(06/06/2022, 08:58 AM)Catullus Wrote:(06/06/2022, 07:48 AM)JmsNxn Wrote: This implicit solution exists uniquely across iterations. But if you ask for a TETRATION solution, it's not enough to declare uniqueness. Even while moving your base value, it's not enough.I said tetration has to be unique.
There are infinite TETRATION solutions to these equations. There are infinite \(\text{Tet}(s)\) which satisfy \(\text{Tet}(0) = 1\). All you have to do is find countable \(z\) in \(\exp^{\circ s}(z)\) which orbits eventually hit \(1\). Honestly this is an artifact of the exponential function; and home to the iteration of transcendental functions.
This formula converges as your describing. But there's little to no general uniqueness. There are countably infinite solutions, and just because an algorithm evaluates to something, that doesn't qualify as a uniqueness condition. I can design a wrench for your algorithm which makes everything converge different. But it doesn't dissway the general idea.
You are saying using different fixed points to iterate off of would produce different tetrations. Then maybe it would also happen with higher hyper-operations. If tetrations of a converge, then a^^^x as x approaches infinity approaches a fixed point. And a^^^x as x approaches negative infinity approaches a different fixed point. Maybe you could do polynomial interpolation (Having points to interpolate on the left and right of the y-axis.) on the integer pentations, and higher hyper-operations with two fixed points approachable using real iteration.
For bases not in the Shell-Thron region, maybe you could analytically continue the hyper-operations there.
Oh it definitely would happen for all the hyperoperations. I'll do you one better. It's different for every function \(f\).
If \(f\) has a fixed point \(A\) and a fixed point \(B\) and assume there is a path connecting them \(\gamma\). Then \(f^{\circ s}\) can't be analytic on \(\gamma\). It has to pass the Julia set (of either \(f\) or \(f^{-1}\)), and it'll diverge.
So if \(f^{\circ s}(z)=\exp^{\circ s}(z)\) is holomorphic about \(z \approx L\), it cannot be holomorphic in the neighborhood of any other fixed point/periodic point. This throws a huge wrench in the gears--especially because the orbits of \(\exp\) are dense in \(\mathbb{C}\), and therefore arbitrarily close to a periodic point. The only solution to this, is to admit singularities/branchcuts and the such into the discussion.
So for example, when you write \(\exp^{\circ s}(z)\) using Kneser's construction we have the function \(\text{slog}(z)\) which is holomorphic for all \(z\) not a periodic point (incl fixed points), with singularities of some kind at these points. And Kneser's tetration \(\text{tet}_K(z)\) which is holomorphic for \(z \not \in (-\infty,-2]\).
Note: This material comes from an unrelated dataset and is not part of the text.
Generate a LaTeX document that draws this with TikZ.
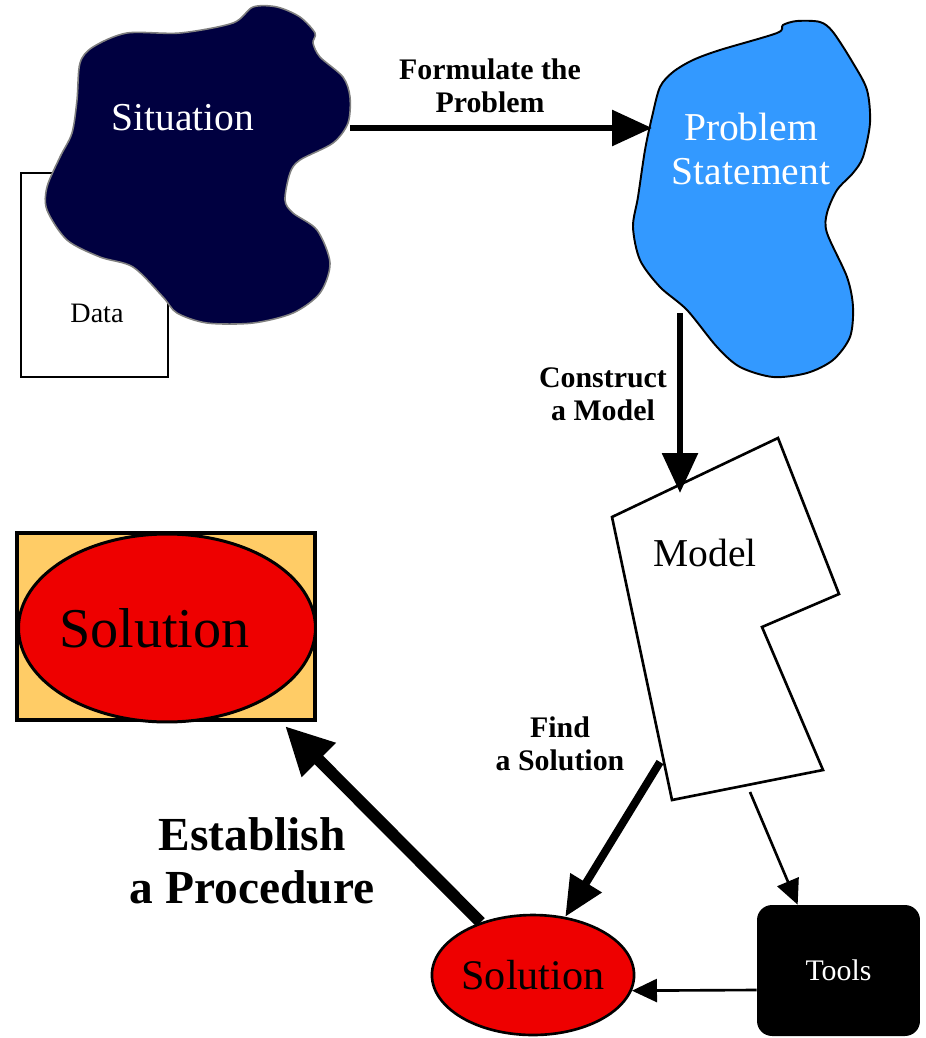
\documentclass[tikz,border=0pt]{standalone}
\usepackage{fontspec}
\setmainfont{Liberation Serif}
\usetikzlibrary{arrows.meta}
\usetikzlibrary{shapes.geometric}
\usetikzlibrary{positioning}
\definecolor{navyblob}{RGB}{0,0,64}
\definecolor{skyblob}{RGB}{51,153,255}
\definecolor{solred}{RGB}{238,0,0}
\definecolor{solorange}{RGB}{255,204,102}
\tikzset{%
  bigarrow/.style = {line width=3.4pt,-{Triangle[length=0.8cm,width=0.7cm]}},
  findarrow/.style = {line width=4.5pt,-{Triangle[length=0.8cm,width=0.7cm]}},
  hugearrow/.style = {line width=6.8pt,-{Triangle[length=0.96cm,width=0.9cm]}},
  thinarrow/.style = {line width=1.5pt,-{Triangle[length=0.5cm,width=0.46cm]}},
  arrowtext/.style = {font=\fontsize{17}{19}\selectfont\bfseries,align=center,
        inner sep=0pt},
  proctext/.style = {font=\fontsize{27}{30}\selectfont\bfseries,align=center,
        inner sep=0pt},
  blobtext/.style = {text=white,font=\fontsize{22.5}{25}\selectfont,align=center,
        inner sep=0pt},
  situationblob/.style = {fill=navyblob,draw=gray,line width=0.9pt},
  problemblob/.style = {fill=skyblob,draw=black,line width=1.1pt},
  modelshape/.style = {draw,fill=white,line width=1.5pt},
  databox/.style = {rectangle,draw,fill=white,line width=1.2pt,
        minimum width=2.94cm,minimum height=4.08cm},
  toolsbox/.style = {rectangle,rounded corners=0.3cm,fill=black,text=white,
        minimum width=3.26cm,minimum height=2.62cm,
        font=\fontsize{17}{19}\selectfont},
  solbox/.style = {rectangle,draw,fill=solorange,line width=2.3pt,
        minimum width=5.96cm,minimum height=3.74cm},
  solbig/.style = {ellipse,draw,fill=solred,line width=1.7pt,inner sep=0pt,
        minimum width=5.94cm,minimum height=3.76cm,
        font=\fontsize{32}{36}\selectfont},
  solsmall/.style = {ellipse,draw,fill=solred,line width=1.5pt,inner sep=0pt,
        minimum width=3.92cm,minimum height=2.4cm,
        font=\fontsize{24}{28}\selectfont}
}

\begin{document}
\begin{tikzpicture}[x=0.02cm,y=-0.02cm]
   \useasboundingbox (0,0) rectangle (926,1038);

   % situation with its data
   \node[databox] (data) at (94.5,275) {};
   \node[font=\fontsize{16}{18}\selectfont] (datalabel) at (97,313) {Data};
   \draw[situationblob] plot[smooth cycle,tension=0.5] coordinates {
      (80,63) (93,47) (127,33) (180,33) (233,23) (253,7) (277,7) (300,17)
      (315,33) (313,43) (320,57) (343,77) (350,97) (348,123) (333,143)
      (300,160) (290,173) (285,200) (293,213) (317,230) (330,263) (320,293)
      (293,313) (253,323) (207,323) (177,313) (163,297) (133,267) (100,257)
      (67,240) (47,210) (47,187) (60,157) (72,133) (77,100)};
   \node[blobtext] (situation) at (183,118) {Situation};

   % problem statement
   \draw[problemblob] plot[smooth cycle,tension=0.5] coordinates {
      (777,33) (783,25) (797,21) (820,22) (833,32) (853,63) (867,90)
      (870,123) (863,157) (853,173) (837,190) (827,213) (827,233) (847,277)
      (853,307) (850,337) (833,360) (807,373) (773,377) (740,367) (717,347)
      (687,310) (660,287) (640,260) (633,227) (638,197) (645,150) (652,117)
      (660,87) (673,72) (693,60) (720,50)};
   \node[blobtext] (problem) at (751,149) {Problem\\Statement};

   % model
   \draw[modelshape] (612,517) -- (778,438) -- (839,594) -- (762,627)
      -- (823,770) -- (672,800) -- cycle;
   \node[blobtext,text=black] (model) at (705,553) {Model};

   \node[toolsbox] (tools) at (838.5,970.5) {Tools};
   \node[solbox] (solframe) at (166,626.5) {};
   \node[solbig] (solution) at (167,628) {\kern-0.5cm Solution};
   \node[solsmall] (solbottom) at (533,975) {Solution};

   \coordinate (sitout) at (350,128);
   \coordinate (probin) at (652,128);
   \coordinate (probout) at (680,313);
   \coordinate (modelin) at (680,493);
   \coordinate (modelout) at (660,762);
   \coordinate (modeltools) at (750,792);
   \coordinate (proctip) at (285,726);

   \draw[bigarrow] (sitout) -- (probin);
   \draw[bigarrow] (probout) -- (modelin);
   \draw[findarrow] (modelout) -- (solbottom.61);
   \draw[thinarrow] (modeltools) -- ([xshift=0.82cm]tools.north west);
   \draw[thinarrow] ([yshift=-0.39cm]tools.west) -- (solbottom.-9);
   \draw[hugearrow] (solbottom) -- (proctip);

   \node[arrowtext] (formulate) at (490,86) {Formulate the\\Problem};
   \node[arrowtext] (construct) at (603,394) {Construct\\a Model};
   \node[arrowtext] (find) at (560,744) {Find\\a Solution};
   \node[proctext] (establish) at (252,861) {Establish\\a Procedure};
\end{tikzpicture}
\end{document}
Then \(\exp^{\circ s}(z) = \text{tet}_K(s+\text{slog}(z))\), which has to account for the branching/singularities in both variables. And produces a whole bunch of nonsense.
One thing though, is that it is only analytic at the fixed point pair \(L,L^*\), and not analytic at any other fixed point/periodic point; but this is only true if \(\Im(s) > 0\) or \(\Im(s) < 0\). So again, you can't trace a path as I wrote above interweaving the two domains. In fact \(\exp^{\circ s}(L)\) will heavily depend on the value of \(s\), as \(\text{slog}(L)\) looks like \(-\infty\). I don't know too much about the dynamics, of this tbh, I might have mixed something up. But this is what I recall.